### WHAT THE TASK ASKS
Go through the data below. Pull out every line that has the word "standalone".

### Dataset items
+ + + + +

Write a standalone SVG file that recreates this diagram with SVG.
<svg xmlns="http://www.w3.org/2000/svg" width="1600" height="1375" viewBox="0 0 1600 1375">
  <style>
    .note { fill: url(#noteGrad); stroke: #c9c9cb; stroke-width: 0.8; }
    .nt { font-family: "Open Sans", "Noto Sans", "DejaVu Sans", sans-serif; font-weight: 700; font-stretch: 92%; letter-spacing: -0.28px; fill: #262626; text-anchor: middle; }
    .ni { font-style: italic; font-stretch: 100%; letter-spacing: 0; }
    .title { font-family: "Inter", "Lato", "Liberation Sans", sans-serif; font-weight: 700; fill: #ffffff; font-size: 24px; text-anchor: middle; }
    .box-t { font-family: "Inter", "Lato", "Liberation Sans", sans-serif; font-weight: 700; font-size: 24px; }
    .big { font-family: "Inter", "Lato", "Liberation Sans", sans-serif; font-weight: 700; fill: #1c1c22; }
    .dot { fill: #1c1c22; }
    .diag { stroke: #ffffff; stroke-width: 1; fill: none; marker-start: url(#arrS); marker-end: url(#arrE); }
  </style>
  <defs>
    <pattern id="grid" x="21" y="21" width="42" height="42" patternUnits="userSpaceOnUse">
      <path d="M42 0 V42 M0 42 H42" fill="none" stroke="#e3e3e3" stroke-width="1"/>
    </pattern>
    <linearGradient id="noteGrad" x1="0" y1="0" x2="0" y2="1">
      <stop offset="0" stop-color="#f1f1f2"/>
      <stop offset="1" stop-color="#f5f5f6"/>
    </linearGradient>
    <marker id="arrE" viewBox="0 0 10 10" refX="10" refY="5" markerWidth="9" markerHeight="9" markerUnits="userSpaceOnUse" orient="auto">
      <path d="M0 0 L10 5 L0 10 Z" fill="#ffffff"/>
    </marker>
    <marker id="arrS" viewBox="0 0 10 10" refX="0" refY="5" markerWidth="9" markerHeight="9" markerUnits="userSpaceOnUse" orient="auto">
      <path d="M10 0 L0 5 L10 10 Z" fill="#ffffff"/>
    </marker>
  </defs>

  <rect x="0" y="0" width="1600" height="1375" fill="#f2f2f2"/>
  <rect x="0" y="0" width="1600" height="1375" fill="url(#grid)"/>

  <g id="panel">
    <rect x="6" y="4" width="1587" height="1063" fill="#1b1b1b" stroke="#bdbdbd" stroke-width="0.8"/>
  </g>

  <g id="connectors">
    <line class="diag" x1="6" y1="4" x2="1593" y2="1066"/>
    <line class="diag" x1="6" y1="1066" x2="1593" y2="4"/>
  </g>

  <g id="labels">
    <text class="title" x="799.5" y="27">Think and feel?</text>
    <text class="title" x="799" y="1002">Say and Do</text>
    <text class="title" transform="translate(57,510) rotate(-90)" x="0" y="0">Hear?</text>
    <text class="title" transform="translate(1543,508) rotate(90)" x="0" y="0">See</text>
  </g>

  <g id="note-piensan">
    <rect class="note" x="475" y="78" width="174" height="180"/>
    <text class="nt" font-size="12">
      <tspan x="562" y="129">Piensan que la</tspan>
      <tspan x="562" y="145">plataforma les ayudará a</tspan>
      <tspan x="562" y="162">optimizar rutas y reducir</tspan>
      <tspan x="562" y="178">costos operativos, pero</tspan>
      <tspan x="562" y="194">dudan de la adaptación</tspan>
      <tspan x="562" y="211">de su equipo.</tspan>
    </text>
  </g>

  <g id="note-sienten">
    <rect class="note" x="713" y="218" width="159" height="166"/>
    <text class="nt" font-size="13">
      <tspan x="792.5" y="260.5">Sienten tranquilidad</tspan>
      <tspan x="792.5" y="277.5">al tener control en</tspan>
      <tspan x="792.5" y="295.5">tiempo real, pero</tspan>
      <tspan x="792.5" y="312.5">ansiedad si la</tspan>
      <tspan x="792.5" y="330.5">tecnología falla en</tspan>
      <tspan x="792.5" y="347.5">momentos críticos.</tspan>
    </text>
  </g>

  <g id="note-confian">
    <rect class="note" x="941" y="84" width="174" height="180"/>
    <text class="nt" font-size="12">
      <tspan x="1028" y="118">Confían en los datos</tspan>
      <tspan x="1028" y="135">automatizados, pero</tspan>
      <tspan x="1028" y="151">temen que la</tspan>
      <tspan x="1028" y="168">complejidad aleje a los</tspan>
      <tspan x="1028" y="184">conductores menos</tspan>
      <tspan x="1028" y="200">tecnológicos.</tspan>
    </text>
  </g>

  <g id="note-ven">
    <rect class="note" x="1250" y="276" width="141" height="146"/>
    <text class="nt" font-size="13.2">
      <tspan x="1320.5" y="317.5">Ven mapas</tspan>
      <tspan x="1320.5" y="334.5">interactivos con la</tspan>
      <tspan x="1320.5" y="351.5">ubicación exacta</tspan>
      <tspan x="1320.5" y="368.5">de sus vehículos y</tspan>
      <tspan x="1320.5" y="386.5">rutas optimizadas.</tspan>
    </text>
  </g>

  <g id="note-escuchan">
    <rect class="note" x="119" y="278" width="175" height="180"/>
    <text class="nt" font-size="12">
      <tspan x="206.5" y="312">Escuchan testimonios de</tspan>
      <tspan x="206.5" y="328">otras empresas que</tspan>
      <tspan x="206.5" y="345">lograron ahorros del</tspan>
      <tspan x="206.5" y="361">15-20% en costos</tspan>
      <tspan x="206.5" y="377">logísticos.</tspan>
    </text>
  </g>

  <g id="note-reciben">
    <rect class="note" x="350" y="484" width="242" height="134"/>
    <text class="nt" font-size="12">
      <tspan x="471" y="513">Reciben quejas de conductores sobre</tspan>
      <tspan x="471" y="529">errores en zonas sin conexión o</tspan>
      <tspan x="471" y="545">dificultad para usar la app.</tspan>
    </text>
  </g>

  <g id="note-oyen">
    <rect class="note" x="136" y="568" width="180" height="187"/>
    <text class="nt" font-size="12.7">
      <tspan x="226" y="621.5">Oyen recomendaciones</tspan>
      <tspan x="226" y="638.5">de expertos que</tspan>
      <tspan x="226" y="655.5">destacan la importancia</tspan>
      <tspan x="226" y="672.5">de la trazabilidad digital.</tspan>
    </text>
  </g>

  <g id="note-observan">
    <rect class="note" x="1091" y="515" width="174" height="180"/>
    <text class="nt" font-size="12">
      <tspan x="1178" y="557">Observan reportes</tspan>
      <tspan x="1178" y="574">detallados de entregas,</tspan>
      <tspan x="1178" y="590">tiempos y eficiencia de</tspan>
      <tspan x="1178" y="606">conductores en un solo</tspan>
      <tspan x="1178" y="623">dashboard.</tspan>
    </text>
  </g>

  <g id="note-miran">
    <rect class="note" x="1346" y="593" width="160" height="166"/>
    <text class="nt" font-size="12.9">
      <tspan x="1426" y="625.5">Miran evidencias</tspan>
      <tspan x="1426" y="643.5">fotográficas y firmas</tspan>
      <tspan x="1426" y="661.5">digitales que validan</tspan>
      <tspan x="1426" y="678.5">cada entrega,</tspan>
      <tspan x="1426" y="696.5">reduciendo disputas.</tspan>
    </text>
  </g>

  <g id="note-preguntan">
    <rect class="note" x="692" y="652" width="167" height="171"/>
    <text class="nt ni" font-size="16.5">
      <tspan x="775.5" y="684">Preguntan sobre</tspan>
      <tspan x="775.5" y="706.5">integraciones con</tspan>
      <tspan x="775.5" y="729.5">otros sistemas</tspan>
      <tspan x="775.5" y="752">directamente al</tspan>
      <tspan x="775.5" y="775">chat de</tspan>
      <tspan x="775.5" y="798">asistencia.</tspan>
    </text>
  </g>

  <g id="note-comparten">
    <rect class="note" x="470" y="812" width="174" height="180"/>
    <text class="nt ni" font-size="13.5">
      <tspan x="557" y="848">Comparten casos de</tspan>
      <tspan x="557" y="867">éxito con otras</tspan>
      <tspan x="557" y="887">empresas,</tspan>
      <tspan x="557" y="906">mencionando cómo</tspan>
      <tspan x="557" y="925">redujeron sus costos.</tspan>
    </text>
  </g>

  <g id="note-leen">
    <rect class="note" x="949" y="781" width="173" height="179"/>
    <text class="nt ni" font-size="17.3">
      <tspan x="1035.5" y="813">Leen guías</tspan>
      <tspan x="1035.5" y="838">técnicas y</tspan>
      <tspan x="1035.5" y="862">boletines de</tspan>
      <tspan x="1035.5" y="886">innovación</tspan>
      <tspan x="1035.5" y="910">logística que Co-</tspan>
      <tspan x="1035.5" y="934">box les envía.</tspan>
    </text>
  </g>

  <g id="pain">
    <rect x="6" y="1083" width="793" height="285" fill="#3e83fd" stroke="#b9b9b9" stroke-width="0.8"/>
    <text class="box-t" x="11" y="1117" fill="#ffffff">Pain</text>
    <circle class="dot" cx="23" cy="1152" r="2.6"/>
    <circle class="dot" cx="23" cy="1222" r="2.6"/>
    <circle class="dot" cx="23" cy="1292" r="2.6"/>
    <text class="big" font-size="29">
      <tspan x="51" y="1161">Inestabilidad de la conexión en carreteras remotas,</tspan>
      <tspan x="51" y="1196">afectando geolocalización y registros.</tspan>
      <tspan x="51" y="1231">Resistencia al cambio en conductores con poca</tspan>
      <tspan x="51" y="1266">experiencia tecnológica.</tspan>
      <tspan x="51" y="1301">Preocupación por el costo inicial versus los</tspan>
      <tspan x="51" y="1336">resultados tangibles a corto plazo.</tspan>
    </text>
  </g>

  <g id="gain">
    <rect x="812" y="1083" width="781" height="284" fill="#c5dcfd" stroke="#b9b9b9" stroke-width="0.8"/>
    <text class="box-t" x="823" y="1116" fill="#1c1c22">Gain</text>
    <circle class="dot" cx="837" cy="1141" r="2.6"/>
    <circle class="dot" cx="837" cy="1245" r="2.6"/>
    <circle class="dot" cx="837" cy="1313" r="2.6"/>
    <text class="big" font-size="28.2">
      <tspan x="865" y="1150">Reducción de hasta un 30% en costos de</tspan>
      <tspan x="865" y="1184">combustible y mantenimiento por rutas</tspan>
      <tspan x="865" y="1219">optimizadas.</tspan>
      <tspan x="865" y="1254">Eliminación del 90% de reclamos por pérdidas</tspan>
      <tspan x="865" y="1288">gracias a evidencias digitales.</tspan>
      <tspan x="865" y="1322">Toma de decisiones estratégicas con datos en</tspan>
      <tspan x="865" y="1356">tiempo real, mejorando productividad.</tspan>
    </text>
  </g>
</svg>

+ + + + +

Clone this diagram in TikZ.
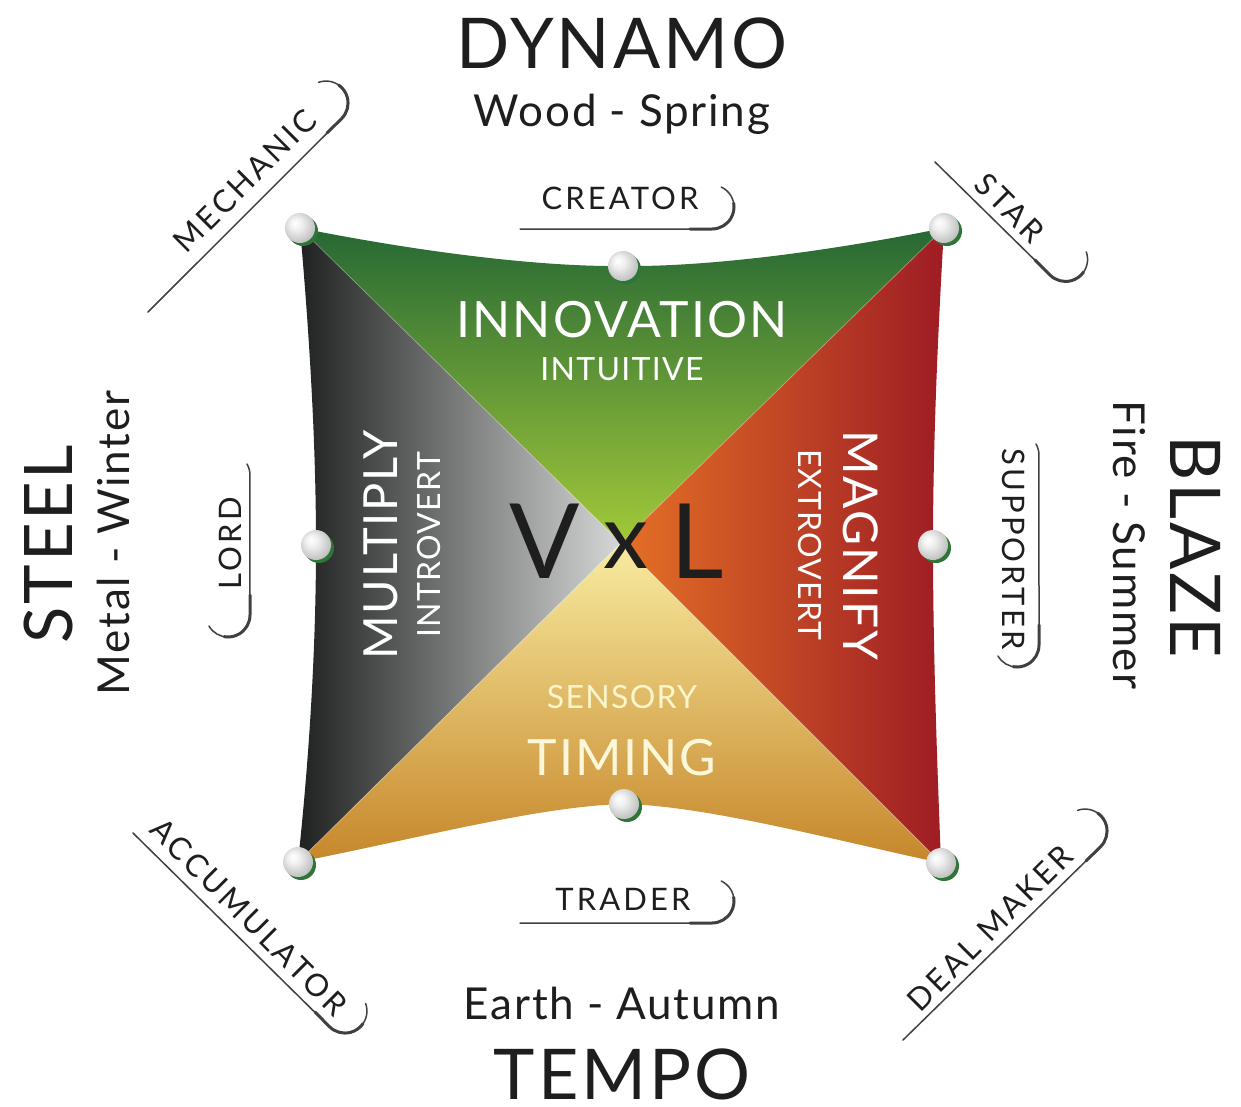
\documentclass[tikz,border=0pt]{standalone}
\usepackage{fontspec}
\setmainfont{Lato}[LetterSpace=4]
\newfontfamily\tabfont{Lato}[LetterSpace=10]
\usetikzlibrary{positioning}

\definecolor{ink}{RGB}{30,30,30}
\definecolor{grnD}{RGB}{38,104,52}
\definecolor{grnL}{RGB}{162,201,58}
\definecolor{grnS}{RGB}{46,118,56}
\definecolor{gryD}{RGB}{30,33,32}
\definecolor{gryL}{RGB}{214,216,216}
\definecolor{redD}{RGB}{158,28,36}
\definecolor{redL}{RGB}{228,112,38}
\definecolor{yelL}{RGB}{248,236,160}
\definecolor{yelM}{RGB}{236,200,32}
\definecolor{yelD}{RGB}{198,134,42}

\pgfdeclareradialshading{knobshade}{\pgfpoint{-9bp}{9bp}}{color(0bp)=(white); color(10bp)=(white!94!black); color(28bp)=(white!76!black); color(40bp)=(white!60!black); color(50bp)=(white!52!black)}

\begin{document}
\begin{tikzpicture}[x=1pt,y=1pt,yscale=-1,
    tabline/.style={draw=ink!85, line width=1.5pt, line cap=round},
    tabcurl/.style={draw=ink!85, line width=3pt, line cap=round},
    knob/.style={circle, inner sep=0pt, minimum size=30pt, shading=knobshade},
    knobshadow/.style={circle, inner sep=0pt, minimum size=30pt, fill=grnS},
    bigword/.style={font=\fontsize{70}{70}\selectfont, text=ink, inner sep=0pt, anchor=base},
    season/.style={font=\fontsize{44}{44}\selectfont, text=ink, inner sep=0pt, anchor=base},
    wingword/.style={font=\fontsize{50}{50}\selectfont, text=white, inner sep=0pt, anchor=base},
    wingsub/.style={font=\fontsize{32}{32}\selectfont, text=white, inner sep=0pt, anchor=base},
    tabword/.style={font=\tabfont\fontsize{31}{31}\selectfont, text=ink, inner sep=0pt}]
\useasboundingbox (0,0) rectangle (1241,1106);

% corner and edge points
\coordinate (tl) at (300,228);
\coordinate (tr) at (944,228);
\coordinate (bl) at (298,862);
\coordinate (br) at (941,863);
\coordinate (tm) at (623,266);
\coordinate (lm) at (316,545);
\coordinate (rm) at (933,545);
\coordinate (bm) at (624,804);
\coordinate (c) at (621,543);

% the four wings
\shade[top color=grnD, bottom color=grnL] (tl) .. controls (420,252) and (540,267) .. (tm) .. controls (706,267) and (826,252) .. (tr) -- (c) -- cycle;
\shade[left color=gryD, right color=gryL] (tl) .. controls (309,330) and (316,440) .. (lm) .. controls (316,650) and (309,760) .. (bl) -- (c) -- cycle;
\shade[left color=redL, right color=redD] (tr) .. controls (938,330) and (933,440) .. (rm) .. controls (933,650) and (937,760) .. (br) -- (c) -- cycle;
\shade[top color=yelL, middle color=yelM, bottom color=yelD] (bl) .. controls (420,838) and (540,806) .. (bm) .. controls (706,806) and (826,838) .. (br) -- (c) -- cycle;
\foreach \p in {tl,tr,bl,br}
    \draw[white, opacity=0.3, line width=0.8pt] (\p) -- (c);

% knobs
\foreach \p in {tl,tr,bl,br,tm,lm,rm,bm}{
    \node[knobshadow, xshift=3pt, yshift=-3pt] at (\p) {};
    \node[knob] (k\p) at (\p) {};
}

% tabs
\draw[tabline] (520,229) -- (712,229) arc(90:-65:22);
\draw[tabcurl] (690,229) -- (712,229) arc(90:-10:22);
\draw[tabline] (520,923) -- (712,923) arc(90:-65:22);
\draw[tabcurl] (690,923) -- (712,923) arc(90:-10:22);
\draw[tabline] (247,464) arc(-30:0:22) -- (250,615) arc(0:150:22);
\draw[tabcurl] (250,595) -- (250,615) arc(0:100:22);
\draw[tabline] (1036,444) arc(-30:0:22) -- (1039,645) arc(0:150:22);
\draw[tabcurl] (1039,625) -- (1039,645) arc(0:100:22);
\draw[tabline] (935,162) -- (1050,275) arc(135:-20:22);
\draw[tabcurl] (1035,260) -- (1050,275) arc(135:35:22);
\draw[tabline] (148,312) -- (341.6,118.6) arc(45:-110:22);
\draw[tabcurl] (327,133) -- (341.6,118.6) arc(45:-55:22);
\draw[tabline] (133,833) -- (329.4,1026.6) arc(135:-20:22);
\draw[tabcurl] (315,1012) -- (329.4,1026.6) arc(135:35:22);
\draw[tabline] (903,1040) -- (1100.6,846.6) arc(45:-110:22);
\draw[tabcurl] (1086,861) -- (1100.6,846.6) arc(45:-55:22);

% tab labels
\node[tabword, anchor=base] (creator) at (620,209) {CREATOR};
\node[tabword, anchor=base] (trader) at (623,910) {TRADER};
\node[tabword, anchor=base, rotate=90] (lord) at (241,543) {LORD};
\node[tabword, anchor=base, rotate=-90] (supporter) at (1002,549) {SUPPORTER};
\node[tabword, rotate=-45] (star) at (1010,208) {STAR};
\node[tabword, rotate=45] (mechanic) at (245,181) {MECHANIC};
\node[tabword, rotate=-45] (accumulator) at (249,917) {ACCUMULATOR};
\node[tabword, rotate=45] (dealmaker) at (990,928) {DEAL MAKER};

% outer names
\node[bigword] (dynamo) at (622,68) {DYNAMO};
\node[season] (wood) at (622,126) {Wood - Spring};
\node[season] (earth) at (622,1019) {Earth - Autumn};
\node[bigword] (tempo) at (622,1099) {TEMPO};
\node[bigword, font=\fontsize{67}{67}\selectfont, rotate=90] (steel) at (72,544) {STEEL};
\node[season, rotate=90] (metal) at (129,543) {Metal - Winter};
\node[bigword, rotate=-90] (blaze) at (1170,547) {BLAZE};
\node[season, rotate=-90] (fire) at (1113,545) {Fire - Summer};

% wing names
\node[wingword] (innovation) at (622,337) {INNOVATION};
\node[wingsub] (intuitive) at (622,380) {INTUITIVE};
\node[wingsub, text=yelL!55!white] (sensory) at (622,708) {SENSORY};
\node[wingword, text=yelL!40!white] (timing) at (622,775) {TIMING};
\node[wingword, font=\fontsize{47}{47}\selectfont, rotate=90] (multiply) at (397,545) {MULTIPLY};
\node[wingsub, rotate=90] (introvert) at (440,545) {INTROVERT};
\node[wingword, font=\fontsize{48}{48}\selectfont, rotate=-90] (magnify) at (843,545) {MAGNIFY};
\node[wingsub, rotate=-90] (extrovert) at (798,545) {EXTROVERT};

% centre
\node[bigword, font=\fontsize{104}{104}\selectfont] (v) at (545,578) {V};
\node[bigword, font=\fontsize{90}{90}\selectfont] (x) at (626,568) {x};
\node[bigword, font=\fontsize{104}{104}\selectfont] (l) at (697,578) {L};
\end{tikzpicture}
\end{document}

+ + + + +

### SOLUTION BELOW
Write a standalone SVG file that recreates this diagram with SVG.
\documentclass[tikz,border=0pt]{standalone}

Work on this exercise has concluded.